**PROVIDED DATA**
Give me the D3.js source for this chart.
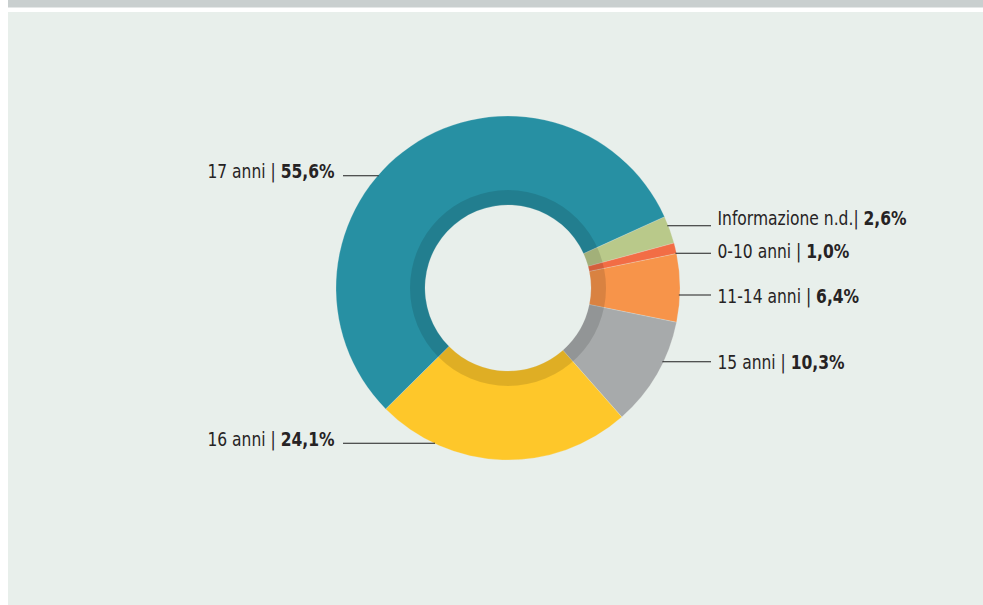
<!DOCTYPE html>
<html><head><meta charset="utf-8">
<script src="https://cdn.jsdelivr.net/npm/d3@7"></script>
<style>
html,body{margin:0;padding:0;background:#ffffff;}
svg{display:block;}
</style></head>
<body>
<svg id="chart" width="983" height="605"></svg>
<script>
const categories = ["Informazione n.d.", "0-10 anni", "11-14 anni", "15 anni", "16 anni", "17 anni"];
const values = [2.6, 1.0, 6.4, 10.3, 24.1, 55.6];
const valueLabels = ["2,6%", "1,0%", "6,4%", "10,3%", "24,1%", "55,6%"];
const colors = ["#b9c98a", "#f26d45", "#f7944a", "#a7aaab", "#fec72a", "#2790a3"];
// label layout: side, leader line y and text baseline y
const labelSide = ["right", "right", "right", "right", "left", "left"];
const lineY = [225.7, 253.2, 295, 361.7, 443.3, 175.7];
const textY = [225, 258, 303, 369, 446, 178];

const W = 983, H = 605;
const cx = 508, cy = 288, R = 172, r = 83, ringR = 98;
const svg = d3.select("#chart");

svg.append("rect").attr("x", 8).attr("y", 0).attr("width", W - 8).attr("height", 7.5).attr("fill", "#c9cfcf");
svg.append("rect").attr("x", 8).attr("y", 12).attr("width", W - 8).attr("height", H - 12).attr("fill", "#e8efeb");

const start = 65.5 * Math.PI / 180;
const pie = d3.pie().sort(null).value(d => d).startAngle(start).endAngle(start + 2 * Math.PI);
const arcs = pie(values);
const arc = d3.arc().innerRadius(r).outerRadius(R);

const g = svg.append("g").attr("transform", `translate(${cx},${cy})`);
g.selectAll("path.slice").data(arcs).join("path")
  .attr("class", "slice")
  .attr("d", arc)
  .attr("fill", (d, i) => colors[i])
  .attr("stroke", "#e8efeb").attr("stroke-width", 0.4).attr("stroke-opacity", 0.6);

// darker inner ring
g.append("path")
  .attr("d", d3.arc().innerRadius(r).outerRadius(ringR).startAngle(0).endAngle(2 * Math.PI)())
  .attr("fill", "#000").attr("fill-opacity", 0.12);

// labels
const fontFam = "'DejaVu Sans Condensed','Liberation Sans Narrow',Roboto,sans-serif";
categories.forEach((c, i) => {
  const y = lineY[i];
  const dy = y - cy;
  const dx = Math.sqrt(Math.max(0, R * R - dy * dy));
  let x1, x2, tx, anchor;
  if (labelSide[i] === "right") {
    x1 = cx + dx - 1; x2 = 711; tx = 717.5; anchor = "start";
  } else {
    x1 = 343; x2 = cx - dx + 1; tx = 334.5; anchor = "end";
  }
  svg.append("line").attr("x1", x1).attr("x2", x2).attr("y1", y).attr("y2", y)
    .attr("stroke", "#1e1e1e").attr("stroke-width", 1.1);
  const sep = c === "Informazione n.d." ? "| " : " | ";
  const t = svg.append("text")
    .attr("transform", `translate(${tx},${textY[i]}) scale(0.885,1)`)
    .attr("text-anchor", anchor)
    .attr("font-family", fontFam).attr("font-size", 19.5).attr("fill", "#262324");
  t.append("tspan").text(c + sep);
  t.append("tspan").attr("font-weight", "bold").text(valueLabels[i]);
});
</script>
</body></html>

**EXERCISE**
Take the listing above and restate it word for word, without its pictures.

**ANSWER FOR THE TASK**
Give me the D3.js source for this chart.
<!DOCTYPE html>
<html><head><meta charset="utf-8">
<script src="https://cdn.jsdelivr.net/npm/d3@7"></script>
<style>
html,body{margin:0;padding:0;background:#ffffff;}
svg{display:block;}
</style></head>
<body>
<svg id="chart" width="983" height="605"></svg>
<script>
const categories = ["Informazione n.d.", "0-10 anni", "11-14 anni", "15 anni", "16 anni", "17 anni"];
const values = [2.6, 1.0, 6.4, 10.3, 24.1, 55.6];
const valueLabels = ["2,6%", "1,0%", "6,4%", "10,3%", "24,1%", "55,6%"];
const colors = ["#b9c98a", "#f26d45", "#f7944a", "#a7aaab", "#fec72a", "#2790a3"];
// label layout: side, leader line y and text baseline y
const labelSide = ["right", "right", "right", "right", "left", "left"];
const lineY = [225.7, 253.2, 295, 361.7, 443.3, 175.7];
const textY = [225, 258, 303, 369, 446, 178];

const W = 983, H = 605;
const cx = 508, cy = 288, R = 172, r = 83, ringR = 98;
const svg = d3.select("#chart");

svg.append("rect").attr("x", 8).attr("y", 0).attr("width", W - 8).attr("height", 7.5).attr("fill", "#c9cfcf");
svg.append("rect").attr("x", 8).attr("y", 12).attr("width", W - 8).attr("height", H - 12).attr("fill", "#e8efeb");

const start = 65.5 * Math.PI / 180;
const pie = d3.pie().sort(null).value(d => d).startAngle(start).endAngle(start + 2 * Math.PI);
const arcs = pie(values);
const arc = d3.arc().innerRadius(r).outerRadius(R);

const g = svg.append("g").attr("transform", `translate(${cx},${cy})`);
g.selectAll("path.slice").data(arcs).join("path")
  .attr("class", "slice")
  .attr("d", arc)
  .attr("fill", (d, i) => colors[i])
  .attr("stroke", "#e8efeb").attr("stroke-width", 0.4).attr("stroke-opacity", 0.6);

// darker inner ring
g.append("path")
  .attr("d", d3.arc().innerRadius(r).outerRadius(ringR).startAngle(0).endAngle(2 * Math.PI)())
  .attr("fill", "#000").attr("fill-opacity", 0.12);

// labels
const fontFam = "'DejaVu Sans Condensed','Liberation Sans Narrow',Roboto,sans-serif";
categories.forEach((c, i) => {
  const y = lineY[i];
  const dy = y - cy;
  const dx = Math.sqrt(Math.max(0, R * R - dy * dy));
  let x1, x2, tx, anchor;
  if (labelSide[i] === "right") {
    x1 = cx + dx - 1; x2 = 711; tx = 717.5; anchor = "start";
  } else {
    x1 = 343; x2 = cx - dx + 1; tx = 334.5; anchor = "end";
  }
  svg.append("line").attr("x1", x1).attr("x2", x2).attr("y1", y).attr("y2", y)
    .attr("stroke", "#1e1e1e").attr("stroke-width", 1.1);
  const sep = c === "Informazione n.d." ? "| " : " | ";
  const t = svg.append("text")
    .attr("transform", `translate(${tx},${textY[i]}) scale(0.885,1)`)
    .attr("text-anchor", anchor)
    .attr("font-family", fontFam).attr("font-size", 19.5).attr("fill", "#262324");
  t.append("tspan").text(c + sep);
  t.append("tspan").attr("font-weight", "bold").text(valueLabels[i]);
});
</script>
</body></html>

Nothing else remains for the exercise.